● **Problem**:
Below are the records; give again exactly the lines from the one containing "Output the Python" through the one containing "0.0236, 0.0134, 0.0035]", leaving out pictures.

● **Data to use**:
+---+
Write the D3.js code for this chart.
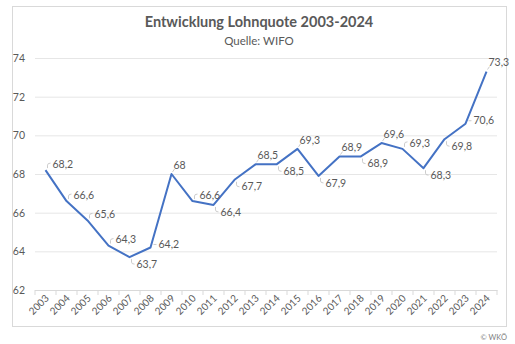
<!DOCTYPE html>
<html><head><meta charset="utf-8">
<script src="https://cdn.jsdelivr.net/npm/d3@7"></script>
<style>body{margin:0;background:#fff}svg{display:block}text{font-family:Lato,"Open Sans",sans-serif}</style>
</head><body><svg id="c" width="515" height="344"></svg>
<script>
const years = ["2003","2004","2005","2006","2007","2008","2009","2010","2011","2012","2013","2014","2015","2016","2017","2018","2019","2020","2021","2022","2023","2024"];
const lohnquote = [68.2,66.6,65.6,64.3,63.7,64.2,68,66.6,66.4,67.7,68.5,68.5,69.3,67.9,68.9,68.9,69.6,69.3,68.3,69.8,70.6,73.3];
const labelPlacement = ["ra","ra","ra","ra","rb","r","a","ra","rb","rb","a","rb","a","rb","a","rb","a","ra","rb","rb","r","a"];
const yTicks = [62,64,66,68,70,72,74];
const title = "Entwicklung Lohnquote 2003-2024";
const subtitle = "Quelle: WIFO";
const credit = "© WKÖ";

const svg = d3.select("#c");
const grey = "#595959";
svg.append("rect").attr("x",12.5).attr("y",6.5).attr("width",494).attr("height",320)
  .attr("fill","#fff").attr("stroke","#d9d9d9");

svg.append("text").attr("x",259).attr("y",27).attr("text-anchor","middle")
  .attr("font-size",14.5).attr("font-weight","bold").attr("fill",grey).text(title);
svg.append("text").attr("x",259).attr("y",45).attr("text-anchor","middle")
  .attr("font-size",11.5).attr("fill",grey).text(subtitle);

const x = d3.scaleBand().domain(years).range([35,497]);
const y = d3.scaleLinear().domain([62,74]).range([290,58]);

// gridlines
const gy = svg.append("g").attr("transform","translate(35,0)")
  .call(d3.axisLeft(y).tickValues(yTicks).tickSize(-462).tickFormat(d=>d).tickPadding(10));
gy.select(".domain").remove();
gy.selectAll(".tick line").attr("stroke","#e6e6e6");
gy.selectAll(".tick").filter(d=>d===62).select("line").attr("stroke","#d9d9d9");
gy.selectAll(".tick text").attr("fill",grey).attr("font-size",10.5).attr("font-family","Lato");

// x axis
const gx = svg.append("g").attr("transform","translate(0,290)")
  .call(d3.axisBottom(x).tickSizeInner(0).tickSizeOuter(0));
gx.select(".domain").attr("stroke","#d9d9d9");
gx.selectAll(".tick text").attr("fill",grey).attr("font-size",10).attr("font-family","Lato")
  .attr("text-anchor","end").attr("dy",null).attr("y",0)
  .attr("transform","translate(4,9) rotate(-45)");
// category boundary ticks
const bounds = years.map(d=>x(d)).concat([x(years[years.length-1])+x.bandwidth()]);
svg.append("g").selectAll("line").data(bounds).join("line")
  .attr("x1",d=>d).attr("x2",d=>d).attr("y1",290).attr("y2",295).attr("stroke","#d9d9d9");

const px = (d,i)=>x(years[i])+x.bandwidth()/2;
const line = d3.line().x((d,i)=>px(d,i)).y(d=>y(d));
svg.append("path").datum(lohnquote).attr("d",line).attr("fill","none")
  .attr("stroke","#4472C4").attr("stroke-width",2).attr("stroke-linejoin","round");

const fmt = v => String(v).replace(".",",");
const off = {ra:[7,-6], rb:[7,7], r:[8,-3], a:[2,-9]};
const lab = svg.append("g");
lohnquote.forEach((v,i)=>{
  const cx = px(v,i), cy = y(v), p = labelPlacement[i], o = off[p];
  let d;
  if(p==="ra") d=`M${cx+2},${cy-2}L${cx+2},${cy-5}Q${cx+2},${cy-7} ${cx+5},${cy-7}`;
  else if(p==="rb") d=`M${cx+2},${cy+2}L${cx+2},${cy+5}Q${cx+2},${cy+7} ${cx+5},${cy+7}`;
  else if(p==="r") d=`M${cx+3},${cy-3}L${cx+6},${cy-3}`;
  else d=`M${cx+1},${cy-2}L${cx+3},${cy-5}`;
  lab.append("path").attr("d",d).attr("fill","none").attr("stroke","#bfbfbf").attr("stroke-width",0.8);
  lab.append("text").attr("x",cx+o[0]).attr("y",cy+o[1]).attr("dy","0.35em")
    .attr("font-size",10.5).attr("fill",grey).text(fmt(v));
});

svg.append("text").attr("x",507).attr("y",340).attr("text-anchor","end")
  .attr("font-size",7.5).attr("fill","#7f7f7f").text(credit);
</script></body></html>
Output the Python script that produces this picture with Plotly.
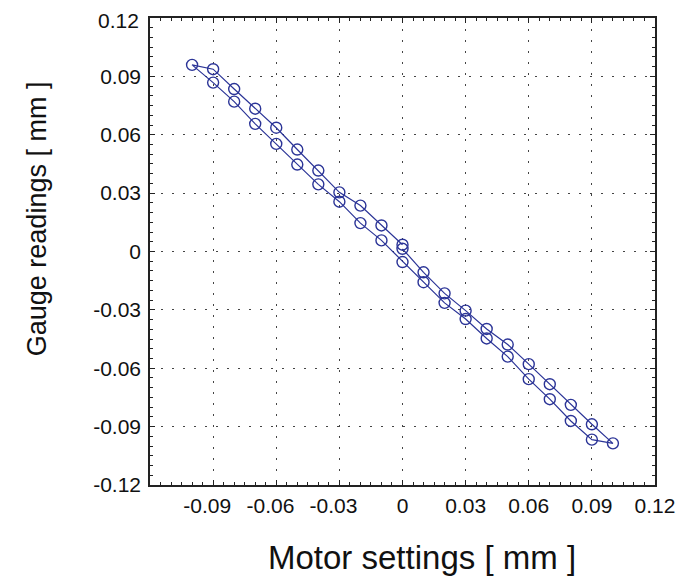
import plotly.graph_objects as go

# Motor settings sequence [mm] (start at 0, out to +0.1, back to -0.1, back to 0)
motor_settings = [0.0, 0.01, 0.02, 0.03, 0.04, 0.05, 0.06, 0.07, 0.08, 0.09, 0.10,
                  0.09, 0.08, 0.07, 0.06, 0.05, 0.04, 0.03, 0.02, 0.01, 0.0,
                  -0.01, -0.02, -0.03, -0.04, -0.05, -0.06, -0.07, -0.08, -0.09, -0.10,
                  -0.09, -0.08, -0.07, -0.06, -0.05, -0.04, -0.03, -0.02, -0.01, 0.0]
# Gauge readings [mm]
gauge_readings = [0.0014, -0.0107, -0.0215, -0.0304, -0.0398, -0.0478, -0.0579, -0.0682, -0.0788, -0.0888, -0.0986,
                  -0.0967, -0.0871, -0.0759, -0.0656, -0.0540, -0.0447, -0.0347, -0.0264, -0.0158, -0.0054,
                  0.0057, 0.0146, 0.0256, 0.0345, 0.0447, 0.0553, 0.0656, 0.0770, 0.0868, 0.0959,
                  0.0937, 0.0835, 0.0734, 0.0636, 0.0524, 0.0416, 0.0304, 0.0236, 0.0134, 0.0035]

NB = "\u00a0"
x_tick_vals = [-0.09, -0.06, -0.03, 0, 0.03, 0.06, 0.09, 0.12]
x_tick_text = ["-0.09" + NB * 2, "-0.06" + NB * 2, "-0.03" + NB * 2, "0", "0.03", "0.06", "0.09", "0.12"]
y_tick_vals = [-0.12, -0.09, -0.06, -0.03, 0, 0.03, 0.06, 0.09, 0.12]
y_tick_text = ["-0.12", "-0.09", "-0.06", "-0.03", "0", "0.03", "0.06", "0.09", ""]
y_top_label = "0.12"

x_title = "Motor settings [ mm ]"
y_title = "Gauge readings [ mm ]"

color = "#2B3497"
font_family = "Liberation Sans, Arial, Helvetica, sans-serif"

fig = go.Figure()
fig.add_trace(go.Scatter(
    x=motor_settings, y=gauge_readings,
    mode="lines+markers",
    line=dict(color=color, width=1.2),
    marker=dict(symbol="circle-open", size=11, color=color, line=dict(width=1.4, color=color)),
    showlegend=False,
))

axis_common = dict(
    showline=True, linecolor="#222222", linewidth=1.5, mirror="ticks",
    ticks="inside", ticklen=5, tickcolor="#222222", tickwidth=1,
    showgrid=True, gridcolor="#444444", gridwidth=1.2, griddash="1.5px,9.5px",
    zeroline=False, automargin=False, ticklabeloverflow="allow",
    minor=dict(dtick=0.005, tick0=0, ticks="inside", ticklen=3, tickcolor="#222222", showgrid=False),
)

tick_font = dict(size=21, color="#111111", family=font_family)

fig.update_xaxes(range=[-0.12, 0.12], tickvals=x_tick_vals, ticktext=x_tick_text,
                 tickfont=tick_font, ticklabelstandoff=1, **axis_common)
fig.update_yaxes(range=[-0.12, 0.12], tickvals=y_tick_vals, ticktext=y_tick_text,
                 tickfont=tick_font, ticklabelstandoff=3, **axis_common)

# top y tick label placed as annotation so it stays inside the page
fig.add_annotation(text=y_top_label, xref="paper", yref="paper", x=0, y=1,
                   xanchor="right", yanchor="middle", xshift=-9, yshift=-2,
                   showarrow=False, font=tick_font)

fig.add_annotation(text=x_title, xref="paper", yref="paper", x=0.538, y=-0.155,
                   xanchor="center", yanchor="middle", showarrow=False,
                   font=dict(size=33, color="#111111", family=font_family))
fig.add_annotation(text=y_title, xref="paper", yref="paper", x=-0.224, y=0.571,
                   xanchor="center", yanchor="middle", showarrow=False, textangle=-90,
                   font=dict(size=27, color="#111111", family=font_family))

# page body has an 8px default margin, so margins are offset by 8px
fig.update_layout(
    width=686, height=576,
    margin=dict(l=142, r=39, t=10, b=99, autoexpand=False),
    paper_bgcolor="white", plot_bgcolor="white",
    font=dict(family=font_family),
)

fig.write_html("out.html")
+---+
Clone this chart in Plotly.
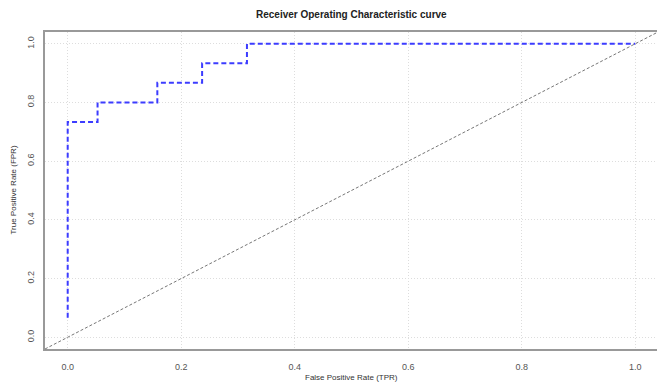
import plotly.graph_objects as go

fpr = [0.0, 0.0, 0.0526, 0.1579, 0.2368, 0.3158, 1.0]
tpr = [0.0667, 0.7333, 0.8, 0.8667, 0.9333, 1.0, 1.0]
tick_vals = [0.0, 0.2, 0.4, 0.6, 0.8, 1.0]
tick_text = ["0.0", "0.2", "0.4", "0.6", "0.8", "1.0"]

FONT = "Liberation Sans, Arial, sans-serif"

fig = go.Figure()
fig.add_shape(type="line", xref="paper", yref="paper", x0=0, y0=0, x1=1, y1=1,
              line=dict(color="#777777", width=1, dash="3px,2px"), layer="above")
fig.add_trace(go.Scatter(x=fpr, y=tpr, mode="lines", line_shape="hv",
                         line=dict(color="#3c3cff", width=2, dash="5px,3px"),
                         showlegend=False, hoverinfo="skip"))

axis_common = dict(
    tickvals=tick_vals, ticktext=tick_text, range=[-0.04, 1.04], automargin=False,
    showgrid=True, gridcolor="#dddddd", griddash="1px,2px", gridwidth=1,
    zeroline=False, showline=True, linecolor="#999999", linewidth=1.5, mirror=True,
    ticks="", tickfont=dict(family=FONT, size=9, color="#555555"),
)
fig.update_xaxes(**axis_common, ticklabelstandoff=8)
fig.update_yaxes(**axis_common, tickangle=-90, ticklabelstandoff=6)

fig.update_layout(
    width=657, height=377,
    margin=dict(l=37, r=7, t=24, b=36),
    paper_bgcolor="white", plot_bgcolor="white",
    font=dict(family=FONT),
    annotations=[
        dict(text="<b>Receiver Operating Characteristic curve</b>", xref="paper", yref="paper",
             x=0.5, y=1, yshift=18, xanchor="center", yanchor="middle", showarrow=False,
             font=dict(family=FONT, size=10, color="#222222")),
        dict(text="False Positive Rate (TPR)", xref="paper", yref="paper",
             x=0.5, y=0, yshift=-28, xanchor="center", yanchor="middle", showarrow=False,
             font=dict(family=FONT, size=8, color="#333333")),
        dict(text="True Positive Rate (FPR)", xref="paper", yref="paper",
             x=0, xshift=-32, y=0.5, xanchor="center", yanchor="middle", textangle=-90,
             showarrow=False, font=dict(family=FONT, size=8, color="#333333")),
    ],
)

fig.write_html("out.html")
+---+
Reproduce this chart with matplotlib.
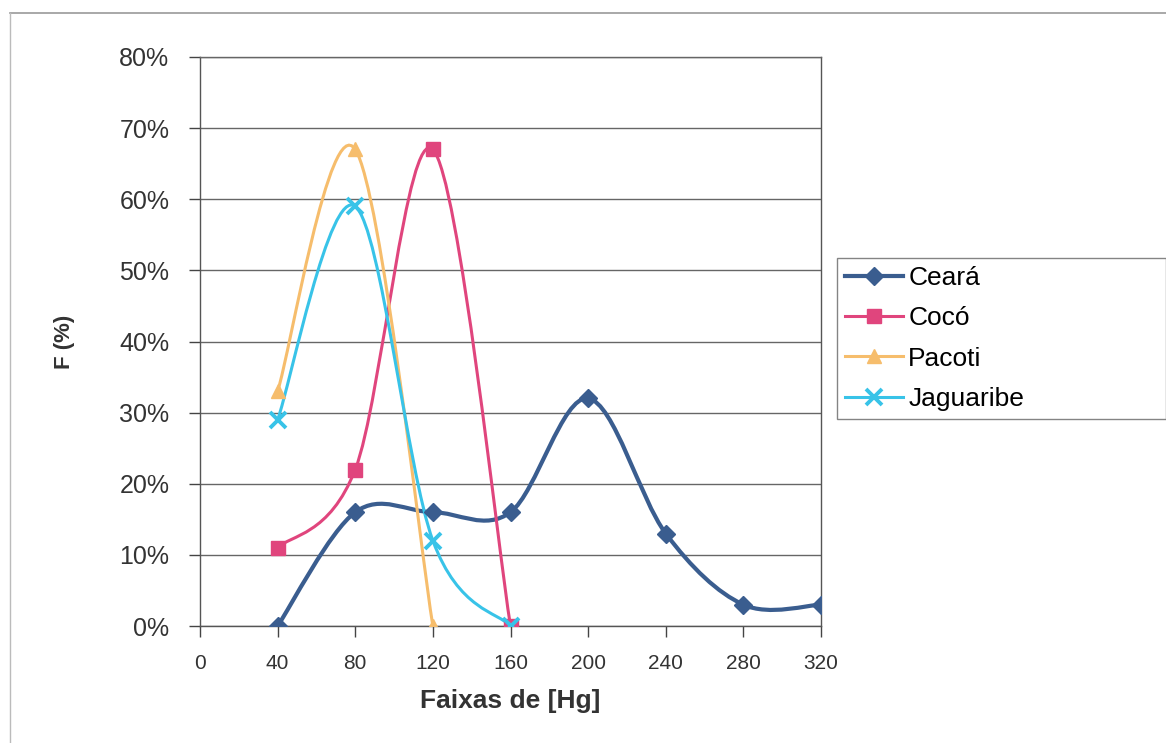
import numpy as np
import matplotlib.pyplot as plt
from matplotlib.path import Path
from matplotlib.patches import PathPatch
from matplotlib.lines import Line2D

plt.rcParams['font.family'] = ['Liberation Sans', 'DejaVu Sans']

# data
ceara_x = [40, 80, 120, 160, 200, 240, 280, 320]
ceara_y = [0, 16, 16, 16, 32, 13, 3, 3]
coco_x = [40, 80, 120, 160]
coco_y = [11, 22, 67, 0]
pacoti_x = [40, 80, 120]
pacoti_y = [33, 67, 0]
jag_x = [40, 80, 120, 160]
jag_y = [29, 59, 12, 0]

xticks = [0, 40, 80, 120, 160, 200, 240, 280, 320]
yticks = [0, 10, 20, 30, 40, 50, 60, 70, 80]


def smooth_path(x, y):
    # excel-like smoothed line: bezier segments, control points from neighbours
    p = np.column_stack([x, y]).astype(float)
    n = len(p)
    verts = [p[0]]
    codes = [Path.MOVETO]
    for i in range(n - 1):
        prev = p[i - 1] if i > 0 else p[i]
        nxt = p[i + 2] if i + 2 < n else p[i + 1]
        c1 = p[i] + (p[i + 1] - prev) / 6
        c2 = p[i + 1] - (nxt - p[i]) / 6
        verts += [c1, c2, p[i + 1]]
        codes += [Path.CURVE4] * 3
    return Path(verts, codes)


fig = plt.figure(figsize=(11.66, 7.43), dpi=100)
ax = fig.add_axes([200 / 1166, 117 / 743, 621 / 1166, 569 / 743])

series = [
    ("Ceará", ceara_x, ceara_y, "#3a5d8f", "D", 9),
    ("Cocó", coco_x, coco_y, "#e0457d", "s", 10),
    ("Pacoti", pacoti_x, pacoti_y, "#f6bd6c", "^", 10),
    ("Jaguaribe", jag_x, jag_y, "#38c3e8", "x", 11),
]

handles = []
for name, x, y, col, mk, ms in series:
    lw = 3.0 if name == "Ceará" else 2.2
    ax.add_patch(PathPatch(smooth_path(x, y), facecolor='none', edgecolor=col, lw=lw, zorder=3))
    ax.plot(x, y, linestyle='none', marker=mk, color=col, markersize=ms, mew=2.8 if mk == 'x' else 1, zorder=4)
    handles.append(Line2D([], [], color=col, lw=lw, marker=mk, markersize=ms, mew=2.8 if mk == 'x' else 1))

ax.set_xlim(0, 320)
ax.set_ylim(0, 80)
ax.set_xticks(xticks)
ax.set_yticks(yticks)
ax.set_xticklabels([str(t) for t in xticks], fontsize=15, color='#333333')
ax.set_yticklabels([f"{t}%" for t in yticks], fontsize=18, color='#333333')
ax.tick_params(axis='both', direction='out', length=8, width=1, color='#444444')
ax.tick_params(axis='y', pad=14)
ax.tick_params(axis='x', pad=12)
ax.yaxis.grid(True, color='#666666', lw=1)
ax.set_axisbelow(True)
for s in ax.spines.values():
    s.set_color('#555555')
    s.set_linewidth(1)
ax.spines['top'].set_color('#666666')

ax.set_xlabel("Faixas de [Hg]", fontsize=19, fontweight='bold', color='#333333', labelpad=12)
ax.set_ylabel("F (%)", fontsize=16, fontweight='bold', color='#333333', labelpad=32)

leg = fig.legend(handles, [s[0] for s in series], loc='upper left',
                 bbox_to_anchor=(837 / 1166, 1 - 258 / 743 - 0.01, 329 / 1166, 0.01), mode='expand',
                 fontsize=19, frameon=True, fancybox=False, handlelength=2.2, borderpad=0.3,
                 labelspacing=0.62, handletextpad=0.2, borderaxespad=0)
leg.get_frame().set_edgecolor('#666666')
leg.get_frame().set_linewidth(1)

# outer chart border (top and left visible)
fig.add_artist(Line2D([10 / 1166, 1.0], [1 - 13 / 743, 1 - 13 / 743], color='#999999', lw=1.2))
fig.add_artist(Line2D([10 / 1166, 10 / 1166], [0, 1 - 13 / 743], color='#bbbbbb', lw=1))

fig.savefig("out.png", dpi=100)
+---+
● **Output**:
Output the Python script that produces this picture with Plotly.
import plotly.graph_objects as go

# Motor settings sequence [mm] (start at 0, out to +0.1, back to -0.1, back to 0)
motor_settings = [0.0, 0.01, 0.02, 0.03, 0.04, 0.05, 0.06, 0.07, 0.08, 0.09, 0.10,
                  0.09, 0.08, 0.07, 0.06, 0.05, 0.04, 0.03, 0.02, 0.01, 0.0,
                  -0.01, -0.02, -0.03, -0.04, -0.05, -0.06, -0.07, -0.08, -0.09, -0.10,
                  -0.09, -0.08, -0.07, -0.06, -0.05, -0.04, -0.03, -0.02, -0.01, 0.0]
# Gauge readings [mm]
gauge_readings = [0.0014, -0.0107, -0.0215, -0.0304, -0.0398, -0.0478, -0.0579, -0.0682, -0.0788, -0.0888, -0.0986,
                  -0.0967, -0.0871, -0.0759, -0.0656, -0.0540, -0.0447, -0.0347, -0.0264, -0.0158, -0.0054,
                  0.0057, 0.0146, 0.0256, 0.0345, 0.0447, 0.0553, 0.0656, 0.0770, 0.0868, 0.0959,
                  0.0937, 0.0835, 0.0734, 0.0636, 0.0524, 0.0416, 0.0304, 0.0236, 0.0134, 0.0035]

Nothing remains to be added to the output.